Apparently, Google didn’t have much choice but to withdraw from the pact to avoid having a tediously protracted legal battle with US regulators. The Justice Department, in a statement issued on Wednesday, said it had told internet’s search giant that it planned to file a lawsuit to block the implementation of the deal on antitrust grounds. The partnership would have created a high concentration of market power into one entity.
Had the companies implemented their arrangement, Yahoo’s competition likely would have been blunted immediately with respect to the search pages that Yahoo chose to fill with ads sold by Google rather than its own ads, and Yahoo! would have had significantly reduced incentives to invest in areas of its search advertising business where outsourcing ads to Google made financial sense for Yahoo, the Justice Department said.
Last week both search giants scaled back the terms of their search advertising deal in what looked like a last-ditch attempt to get approval from US regulators.
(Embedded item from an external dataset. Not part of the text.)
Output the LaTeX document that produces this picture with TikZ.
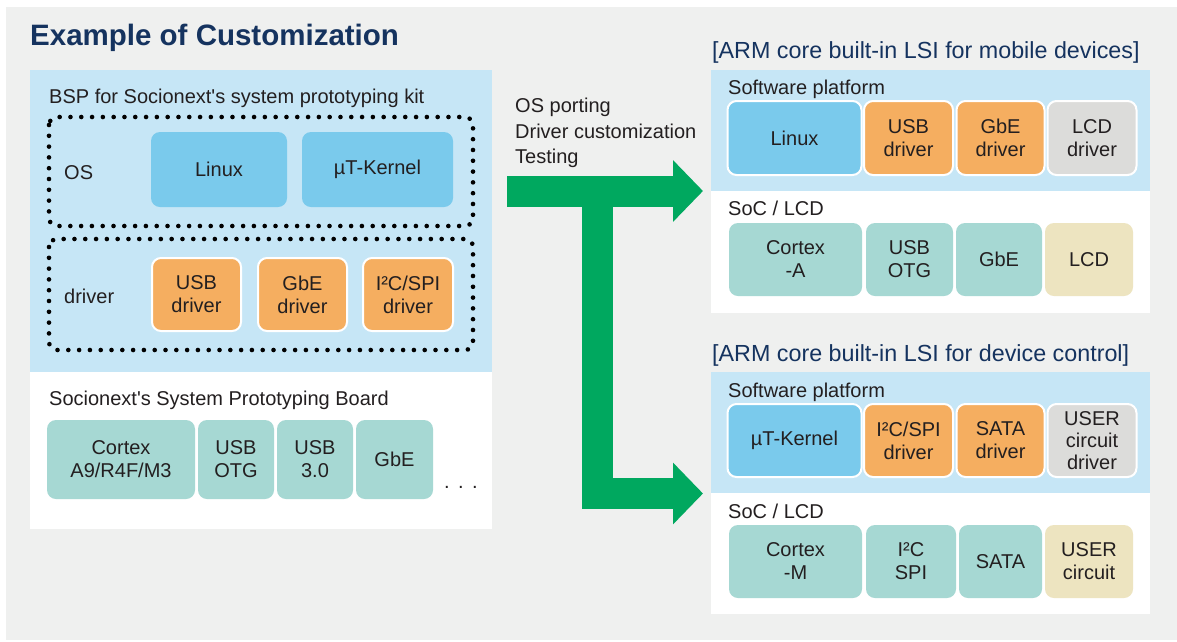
\documentclass[tikz,border=0pt]{standalone}
\usepackage{fontspec}
\setmainfont{Liberation Sans}
\usetikzlibrary{arrows.meta}
\definecolor{bggrey}{HTML}{EFF0EF}
\definecolor{lblue}{HTML}{C6E6F6}
\definecolor{sky}{HTML}{7ACAEC}
\definecolor{orng}{HTML}{F5AE60}
\definecolor{lgrey}{HTML}{DCDCDA}
\definecolor{tealb}{HTML}{A6D8D3}
\definecolor{cream}{HTML}{EDE4C0}
\definecolor{grn}{HTML}{00A85F}
\definecolor{navy}{HTML}{15335F}
\definecolor{txt}{HTML}{231F20}
\newcommand{\apos}{\textquotesingle}
\begin{document}
\begin{tikzpicture}[x=1pt,y=-1pt,
  lbl/.style={anchor=base west, inner sep=0pt, text=txt, font=\fontsize{20}{24}\selectfont},
  ttl/.style={anchor=base west, inner sep=0pt, text=navy, font=\fontsize{23.3}{26}\selectfont},
  box/.style={rounded corners=9pt, align=center, inner sep=0pt, text=txt, font=\fontsize{20}{23}\selectfont},
  sw/.style={box, draw=white, line width=2pt},
  hw/.style={box, draw=none},
  dotbox/.style={draw=black, line width=4.6pt, line cap=round, dash pattern=on 0pt off 10.8pt, rounded corners=8pt},
  garrow/.style={draw=grn, line width=31pt, -{Triangle[length=30pt,width=60pt]}},
]
\useasboundingbox (0,0) rectangle (1177,641);
\fill[white] (0,0) rectangle (1177,641);
\fill[bggrey] (6,7) rectangle (1177,640);

% title
\node[anchor=base west, inner sep=0pt, text=navy, font=\fontsize{29.5}{34}\selectfont\bfseries] (title) at (30,45) {Example of Customization};

% left panel
\fill[lblue] (30,70) rectangle (492,372);
\fill[white] (30,372) rectangle (492,529);
\node[lbl] (bsp) at (49,103) {BSP for Socionext\apos s system prototyping kit};
\draw[dotbox] (49,117) rectangle (473,226);
\draw[dotbox] (49,239) rectangle (473,350);
\node[lbl] (os) at (64,179) {OS};
\node[lbl] (drv) at (64,303) {driver};
\node[hw, fill=sky, minimum width=136pt, minimum height=75pt] (lLinux) at (219,169.5) {Linux};
\node[hw, fill=sky, minimum width=151pt, minimum height=75pt] (lKernel) at (377.5,169.5) {µT-Kernel};
\node[sw, fill=orng, minimum width=89pt, minimum height=73pt] (lUSBd) at (196.5,294.5) {USB\\driver};
\node[sw, fill=orng, minimum width=89pt, minimum height=73pt] (lGbEd) at (302.5,294.5) {GbE\\driver};
\node[sw, fill=orng, minimum width=90pt, minimum height=73pt] (lI2Cd) at (408,294.5) {I²C/SPI\\driver};
\node[lbl] (board) at (49,405) {Socionext\apos s System Prototyping Board};
\node[hw, fill=tealb, minimum width=148pt, minimum height=79pt] (lCortex) at (121,459.5) {Cortex\\A9/R4F/M3};
\node[hw, fill=tealb, minimum width=76pt, minimum height=79pt] (lOTG) at (236,459.5) {USB\\OTG};
\node[hw, fill=tealb, minimum width=76pt, minimum height=79pt] (lUSB3) at (315,459.5) {USB\\3.0};
\node[hw, fill=tealb, minimum width=77pt, minimum height=79pt] (lGbE) at (394.5,459.5) {GbE};
\node[lbl] (dots) at (444,488) {.\hspace{8.4pt}.\hspace{8.4pt}.};

% middle text
\node[lbl] (t1) at (515,112) {OS porting};
\node[lbl] (t2) at (515,138) {Driver customization};
\node[lbl] (t3) at (515,163) {Testing};

% right top
\node[ttl] (rt1) at (712,58) {[ARM core built-in LSI for mobile devices]};
\fill[lblue] (711,70) rectangle (1150,191);
\fill[white] (711,191) rectangle (1150,313);
\node[lbl] (sp1) at (728,94) {Software platform};
\node[lbl] (soc1) at (728,215) {SoC / LCD};
\node[sw, fill=sky, minimum width=134pt, minimum height=74pt] (aLinux) at (794.5,138) {Linux};
\node[sw, fill=orng, minimum width=89pt, minimum height=74pt] (aUSBd) at (908.5,138) {USB\\driver};
\node[sw, fill=orng, minimum width=88pt, minimum height=74pt] (aGbEd) at (1000.5,138) {GbE\\driver};
\node[sw, fill=lgrey, minimum width=89pt, minimum height=74pt] (aLCDd) at (1092,138) {LCD\\driver};
\node[hw, fill=tealb, minimum width=133pt, minimum height=73pt] (aCortex) at (795.5,259.5) {Cortex\\-A};
\node[hw, fill=tealb, minimum width=87pt, minimum height=73pt] (aOTG) at (909.5,259.5) {USB\\OTG};
\node[hw, fill=tealb, minimum width=86pt, minimum height=73pt] (aGbE) at (999,259.5) {GbE};
\node[hw, fill=cream, minimum width=88pt, minimum height=73pt] (aLCD) at (1089,259.5) {LCD};

% right bottom
\node[ttl] (rt2) at (712,361) {[ARM core built-in LSI for device control]};
\fill[lblue] (711,372) rectangle (1150,493);
\fill[white] (711,493) rectangle (1150,614);
\node[lbl] (sp2) at (728,397) {Software platform};
\node[lbl] (soc2) at (728,518) {SoC / LCD};
\node[sw, fill=sky, minimum width=134pt, minimum height=73pt] (bKernel) at (794.5,440.5) {µT-Kernel};
\node[sw, fill=orng, minimum width=89pt, minimum height=73pt] (bI2Cd) at (908.5,440.5) {I²C/SPI\\driver};
\node[sw, fill=orng, minimum width=88pt, minimum height=73pt] (bSATAd) at (1000.5,440.5) {SATA\\driver};
\node[sw, fill=lgrey, minimum width=89pt, minimum height=73pt, font=\fontsize{20}{22}\selectfont] (bUSERd) at (1092,440.5) {USER\\circuit\\driver};
\node[hw, fill=tealb, minimum width=133pt, minimum height=73pt] (bCortex) at (795.5,561.5) {Cortex\\-M};
\node[hw, fill=tealb, minimum width=90pt, minimum height=73pt] (bI2C) at (911,561.5) {I²C\\SPI};
\node[hw, fill=tealb, minimum width=83pt, minimum height=73pt] (bSATA) at (1000.5,561.5) {SATA};
\node[hw, fill=cream, minimum width=88pt, minimum height=73pt] (bUSER) at (1089,561.5) {USER\\circuit};

% green arrows
\coordinate (a1s) at (507,191);
\coordinate (a1e) at (703,191);
\coordinate (vtop) at (597.5,191);
\coordinate (vbot) at (597.5,508.5);
\coordinate (a2s) at (582,493.5);
\coordinate (a2e) at (703,493.5);
\draw[garrow] (a1s) -- (a1e);
\draw[draw=grn, line width=31pt] (vtop) -- (vbot);
\draw[garrow] (a2s) -- (a2e);
\end{tikzpicture}
\end{document}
Some analysts called it the Band-Aid deal, while others said it smacks of desperation.
Yahoo meanwhile, sees Google’s walking away from the agreement with dissatisfaction. The company in a statement expressed its disappointment that Google had “elected to withdraw from the agreement rather than defend it in court.” For Yahoo this is another major blow since it had expected to earn up to $450 million in operating cash flow annually from the deal.
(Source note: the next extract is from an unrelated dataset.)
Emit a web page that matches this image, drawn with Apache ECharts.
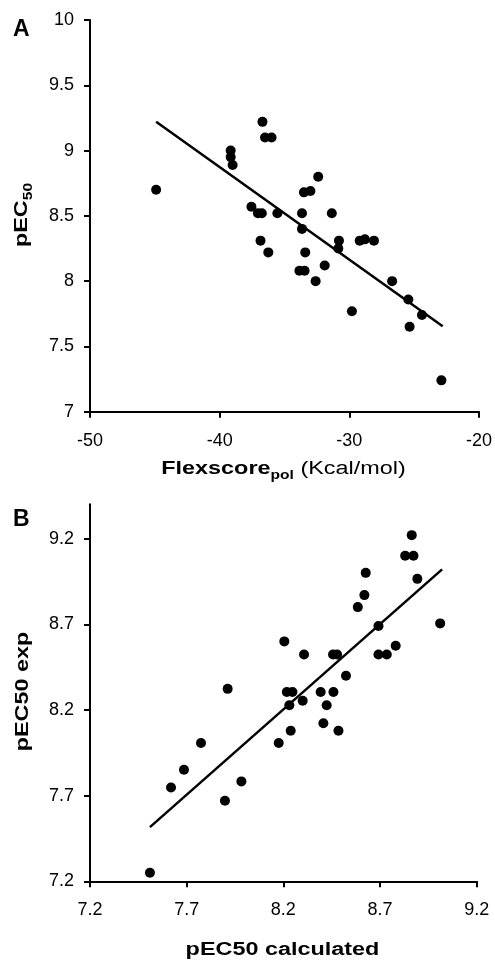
<!DOCTYPE html>
<html>
<head>
<meta charset="utf-8">
<script src="https://cdn.jsdelivr.net/npm/echarts@6/dist/echarts.min.js"></script>
<style>
  html, body { margin: 0; padding: 0; background: #fff; }
  #main { width: 495px; height: 960px; }
</style>
</head>
<body>
<div id="main"></div>
<script>
// panel A: Flexscore_pol vs pEC50
var flexA = [-44.9, -36.7, -36.5, -36.0, -39.15, -39.15, -39.0, -32.4, -33.5, -33.0,
  -37.55, -37.05, -36.75, -35.55, -33.65, -31.35, -33.65, -36.85, -36.25, -33.4,
  -30.8, -30.85, -29.2, -28.8, -28.1, -33.85, -33.45, -31.9, -32.6, -26.7,
  -29.8, -25.45, -24.4, -25.35, -22.9];
var pecA = [8.70, 9.22, 9.10, 9.10, 9.00, 8.95, 8.89, 8.80, 8.68, 8.69,
  8.57, 8.52, 8.52, 8.52, 8.52, 8.52, 8.40, 8.31, 8.22, 8.22,
  8.31, 8.25, 8.31, 8.32, 8.31, 8.08, 8.08, 8.12, 8.00, 8.00,
  7.77, 7.86, 7.74, 7.65, 7.24];
var fitA = [[-44.9, 9.22], [-22.8, 7.655]];

// panel B: calculated vs experimental pEC50
var calcB = [8.864, 8.83, 8.873, 8.626, 8.893, 8.619, 8.585, 9.011, 8.692, 8.205,
  8.781, 8.692, 8.735, 8.307, 8.457, 8.478, 8.524, 7.912, 8.218, 8.247,
  8.393, 8.459, 8.30, 8.231, 8.424, 8.407, 8.238, 8.485, 7.774, 8.176,
  7.686, 7.619, 7.983, 7.898, 7.51];
var expB = [9.22, 9.10, 9.10, 9.00, 8.965, 8.87, 8.80, 8.705, 8.69, 8.60,
  8.575, 8.523, 8.523, 8.523, 8.523, 8.523, 8.40, 8.323, 8.305, 8.305,
  8.305, 8.305, 8.254, 8.227, 8.227, 8.122, 8.079, 8.079, 8.007, 8.007,
  7.851, 7.747, 7.783, 7.67, 7.25];
var fitB = [[7.51, 7.516], [9.021, 9.02]];

var ticksB = [7.2, 7.7, 8.2, 8.7, 9.2];

function pairs(xs, ys) {
  return xs.map(function (x, i) { return [x, ys[i]]; });
}

var font = 'Liberation Sans, Arial, sans-serif';
var axisCommon = {
  axisLine: { lineStyle: { color: '#000', width: 2 } },
  axisTick: { inside: false, length: 6, lineStyle: { color: '#000', width: 2 } },
  axisLabel: { color: '#000', fontSize: 18, fontFamily: font },
  splitLine: { show: false }
};
function ax(o) {
  return echarts.util.merge(echarts.util.clone(axisCommon), o, true);
}

var nameRich = {
  b: { fontSize: 18, fontWeight: 'bold', fill: '#000', fontFamily: font, verticalAlign: 'bottom', lineHeight: 20 },
  s: { fontSize: 12, fontWeight: 'bold', fill: '#000', fontFamily: font, verticalAlign: 'bottom', lineHeight: 14, padding: [0, 0, -4, 0] },
  n: { fontSize: 18, fill: '#000', fontFamily: font, verticalAlign: 'bottom', lineHeight: 20 }
};
// axis titles (the bold type in the original is set wide)
function axisTitle(text, x, y, rot) {
  return {
    type: 'text', x: x, y: y, rotation: rot || 0, scaleX: 1.3,
    style: { text: text, rich: nameRich, align: 'center', verticalAlign: 'middle',
      font: 'bold 18px ' + font, fill: '#000' }
  };
}

var chart = echarts.init(document.getElementById('main'));
chart.setOption({
  backgroundColor: '#fff',
  animation: false,
  title: [
    { text: 'A', left: 8, top: 13, textStyle: { fontSize: 23, fontWeight: 'bold', color: '#000', fontFamily: font } },
    { text: 'B', left: 8, top: 503, textStyle: { fontSize: 23, fontWeight: 'bold', color: '#000', fontFamily: font } }
  ],
  grid: [
    { left: 90, right: 15, top: 20, height: 391.7 },
    { left: 90, width: 386.7, top: 504.3, height: 377 }
  ],
  graphic: [
    axisTitle('{b|Flexscore}{s|pol}{n| (Kcal/mol)}', 283.5, 468),
    axisTitle('{b|pEC50 calculated}', 282.5, 949),
    axisTitle('{b|pEC}{s|50}', 21, 215, Math.PI / 2),
    axisTitle('{b|pEC50 exp}', 22, 691.5, Math.PI / 2)
  ],
  xAxis: [
    ax({ type: 'value', gridIndex: 0, min: -50, max: -20, interval: 10,
      axisLabel: { margin: 20 } }),
    ax({ type: 'value', gridIndex: 1, min: 7.2, max: 9.2,
      axisTick: { customValues: ticksB },
      axisLabel: { customValues: ticksB, margin: 20 } })
  ],
  yAxis: [
    ax({ type: 'value', gridIndex: 0, min: 7, max: 10, interval: 0.5,
      axisLabel: { margin: 16 } }),
    ax({ type: 'value', gridIndex: 1, min: 7.2, max: 9.4,
      axisTick: { customValues: ticksB },
      axisLabel: { customValues: ticksB, margin: 16 } })
  ],
  series: [
    { type: 'scatter', xAxisIndex: 0, yAxisIndex: 0, data: pairs(flexA, pecA),
      symbolSize: 10, itemStyle: { color: '#000', opacity: 1 } },
    { type: 'line', xAxisIndex: 0, yAxisIndex: 0, data: fitA, showSymbol: false,
      lineStyle: { color: '#000', width: 2.5 } },
    { type: 'scatter', xAxisIndex: 1, yAxisIndex: 1, data: pairs(calcB, expB),
      symbolSize: 10, itemStyle: { color: '#000', opacity: 1 } },
    { type: 'line', xAxisIndex: 1, yAxisIndex: 1, data: fitB, showSymbol: false,
      lineStyle: { color: '#000', width: 2.5 } }
  ]
});
</script>
</body>
</html>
Google from its part reiterated the fact that it would not allow the prospect of a legal fight to distract it from its core mission. The co. is the runaway leader in Internet search advertising. Yahoo is a distant second.
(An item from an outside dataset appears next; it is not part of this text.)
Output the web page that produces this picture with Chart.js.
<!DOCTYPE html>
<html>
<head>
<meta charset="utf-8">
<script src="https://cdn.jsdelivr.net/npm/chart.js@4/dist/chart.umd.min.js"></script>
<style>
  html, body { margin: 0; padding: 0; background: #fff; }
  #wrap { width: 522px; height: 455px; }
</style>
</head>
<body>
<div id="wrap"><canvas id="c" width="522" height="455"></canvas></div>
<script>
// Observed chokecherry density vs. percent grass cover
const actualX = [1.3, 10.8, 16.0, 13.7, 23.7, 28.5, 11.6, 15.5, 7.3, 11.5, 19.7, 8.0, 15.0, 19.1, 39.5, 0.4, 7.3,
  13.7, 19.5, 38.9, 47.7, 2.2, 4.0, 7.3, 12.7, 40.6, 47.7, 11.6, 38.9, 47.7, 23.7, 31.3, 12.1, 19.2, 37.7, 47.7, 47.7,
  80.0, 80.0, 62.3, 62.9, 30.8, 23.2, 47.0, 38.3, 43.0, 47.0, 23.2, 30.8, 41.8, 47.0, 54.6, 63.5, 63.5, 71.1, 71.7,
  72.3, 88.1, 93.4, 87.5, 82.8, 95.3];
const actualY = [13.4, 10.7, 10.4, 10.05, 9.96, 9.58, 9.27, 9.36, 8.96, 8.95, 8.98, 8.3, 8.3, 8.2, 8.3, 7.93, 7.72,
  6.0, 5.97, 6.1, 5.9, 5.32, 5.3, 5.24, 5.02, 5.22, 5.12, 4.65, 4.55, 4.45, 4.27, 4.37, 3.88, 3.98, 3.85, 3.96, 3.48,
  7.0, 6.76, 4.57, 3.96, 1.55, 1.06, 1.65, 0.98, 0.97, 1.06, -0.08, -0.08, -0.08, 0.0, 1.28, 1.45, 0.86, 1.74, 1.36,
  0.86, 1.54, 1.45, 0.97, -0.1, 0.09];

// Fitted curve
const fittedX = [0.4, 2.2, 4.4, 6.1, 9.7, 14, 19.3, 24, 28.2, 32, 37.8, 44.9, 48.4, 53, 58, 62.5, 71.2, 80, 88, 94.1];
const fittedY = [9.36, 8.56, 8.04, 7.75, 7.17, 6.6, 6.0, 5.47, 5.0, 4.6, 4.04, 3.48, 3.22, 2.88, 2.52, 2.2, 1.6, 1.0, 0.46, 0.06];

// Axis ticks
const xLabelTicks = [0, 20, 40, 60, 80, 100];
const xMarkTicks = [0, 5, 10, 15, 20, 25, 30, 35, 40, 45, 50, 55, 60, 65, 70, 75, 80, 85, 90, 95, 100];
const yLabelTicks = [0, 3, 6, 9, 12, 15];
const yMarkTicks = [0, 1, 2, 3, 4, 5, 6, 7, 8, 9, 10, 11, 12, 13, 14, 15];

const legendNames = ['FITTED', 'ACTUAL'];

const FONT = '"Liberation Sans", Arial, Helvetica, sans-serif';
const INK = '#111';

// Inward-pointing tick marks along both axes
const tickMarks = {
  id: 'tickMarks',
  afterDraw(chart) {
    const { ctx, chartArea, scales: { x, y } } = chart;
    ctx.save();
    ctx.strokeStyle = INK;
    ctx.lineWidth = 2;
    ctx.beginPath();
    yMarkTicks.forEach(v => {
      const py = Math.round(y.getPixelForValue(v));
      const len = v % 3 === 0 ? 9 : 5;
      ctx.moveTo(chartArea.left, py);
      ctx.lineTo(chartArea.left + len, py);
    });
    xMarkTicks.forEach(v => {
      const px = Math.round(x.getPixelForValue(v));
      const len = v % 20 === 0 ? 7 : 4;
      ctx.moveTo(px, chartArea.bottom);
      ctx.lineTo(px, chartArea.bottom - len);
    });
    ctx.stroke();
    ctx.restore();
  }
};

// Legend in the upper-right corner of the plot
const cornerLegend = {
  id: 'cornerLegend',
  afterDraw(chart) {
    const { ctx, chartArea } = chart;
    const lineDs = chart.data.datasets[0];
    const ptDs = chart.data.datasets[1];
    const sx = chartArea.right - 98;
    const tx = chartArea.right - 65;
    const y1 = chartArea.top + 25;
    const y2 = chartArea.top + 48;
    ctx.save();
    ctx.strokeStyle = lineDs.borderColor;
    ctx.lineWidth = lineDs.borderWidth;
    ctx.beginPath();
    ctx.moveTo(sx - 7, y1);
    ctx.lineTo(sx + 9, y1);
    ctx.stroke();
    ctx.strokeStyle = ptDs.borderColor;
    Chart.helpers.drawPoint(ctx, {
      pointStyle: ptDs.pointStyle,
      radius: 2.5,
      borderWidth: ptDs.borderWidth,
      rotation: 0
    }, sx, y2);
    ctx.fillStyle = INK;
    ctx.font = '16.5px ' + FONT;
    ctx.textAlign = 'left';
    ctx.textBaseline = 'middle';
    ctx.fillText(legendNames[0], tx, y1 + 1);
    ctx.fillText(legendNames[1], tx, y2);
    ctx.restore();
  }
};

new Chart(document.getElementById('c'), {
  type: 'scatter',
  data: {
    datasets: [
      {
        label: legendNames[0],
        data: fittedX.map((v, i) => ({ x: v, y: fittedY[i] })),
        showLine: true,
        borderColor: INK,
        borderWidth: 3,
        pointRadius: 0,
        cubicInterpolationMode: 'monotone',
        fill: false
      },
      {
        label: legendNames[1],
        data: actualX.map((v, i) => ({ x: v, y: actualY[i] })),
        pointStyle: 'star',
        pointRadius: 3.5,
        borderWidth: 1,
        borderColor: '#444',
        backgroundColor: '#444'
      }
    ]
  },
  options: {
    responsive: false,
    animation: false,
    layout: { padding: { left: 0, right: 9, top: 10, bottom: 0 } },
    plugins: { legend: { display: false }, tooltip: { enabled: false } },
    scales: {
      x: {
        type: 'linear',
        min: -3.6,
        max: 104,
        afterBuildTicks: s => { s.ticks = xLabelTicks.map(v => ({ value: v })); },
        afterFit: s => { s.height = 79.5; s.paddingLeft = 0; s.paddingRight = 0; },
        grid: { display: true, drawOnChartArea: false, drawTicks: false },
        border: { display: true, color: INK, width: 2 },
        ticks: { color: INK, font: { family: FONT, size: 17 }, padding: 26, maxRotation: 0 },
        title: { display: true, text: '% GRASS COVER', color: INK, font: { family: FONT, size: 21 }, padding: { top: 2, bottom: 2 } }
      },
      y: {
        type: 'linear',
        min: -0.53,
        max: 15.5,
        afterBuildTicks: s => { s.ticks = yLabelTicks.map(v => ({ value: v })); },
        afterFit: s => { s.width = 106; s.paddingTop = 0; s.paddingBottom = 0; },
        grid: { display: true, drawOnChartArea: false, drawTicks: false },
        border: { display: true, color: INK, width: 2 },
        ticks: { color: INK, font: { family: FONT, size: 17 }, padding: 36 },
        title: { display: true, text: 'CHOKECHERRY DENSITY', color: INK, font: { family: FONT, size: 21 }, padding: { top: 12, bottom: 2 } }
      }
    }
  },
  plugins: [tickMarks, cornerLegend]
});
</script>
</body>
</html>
Here is the full statement by Google’s David Drummond on the matter:
In June we announced an advertising agreement with Yahoo! that gave Yahoo! the option of using Google to provide ads on its websites (and its publisher partners’ sites) in the U.S. and Canada. At the same time, both companies agreed to delay implementation of the agreement to give regulators the chance to review it. While this wasn’t legally necessary, we thought it was the right thing to do because Google and Yahoo! have been successful in online advertising and we realized that any cooperation between us would attract attention.
We feel that the agreement would have been good for publishers, advertisers, and users—as well, of course, for Yahoo! and Google (NSDQ: GOOG). Why? Because it would have allowed Yahoo! (and its existing publisher partners) to show more relevant ads for queries that currently generate few or no advertisements. Better ads are more useful for users, more efficient for advertisers, and more valuable for publishers.
However, after four months of review, including discussions of various possible changes to the agreement, it’s clear that government regulators and some advertisers continue to have concerns about the agreement. Pressing ahead risked not only a protracted legal battle but also damage to relationships with valued partners. That wouldn’t have been in the long-term interests of Google or our users, so we have decided to end the agreement.
We’re of course disappointed that this deal won’t be moving ahead. But we’re not going to let the prospect of a lengthy legal battle distract us from our core mission. That would be like trying to drive down the road of innovation with the parking brake on. Google’s continued success depends on staying focused on what we do best: creating useful products for our users and partners.
YHOO is currently at $14.30/share up about 7% in midday trading rtq, likely on the expectation of Microsoft (MSFT) returning with a new deal.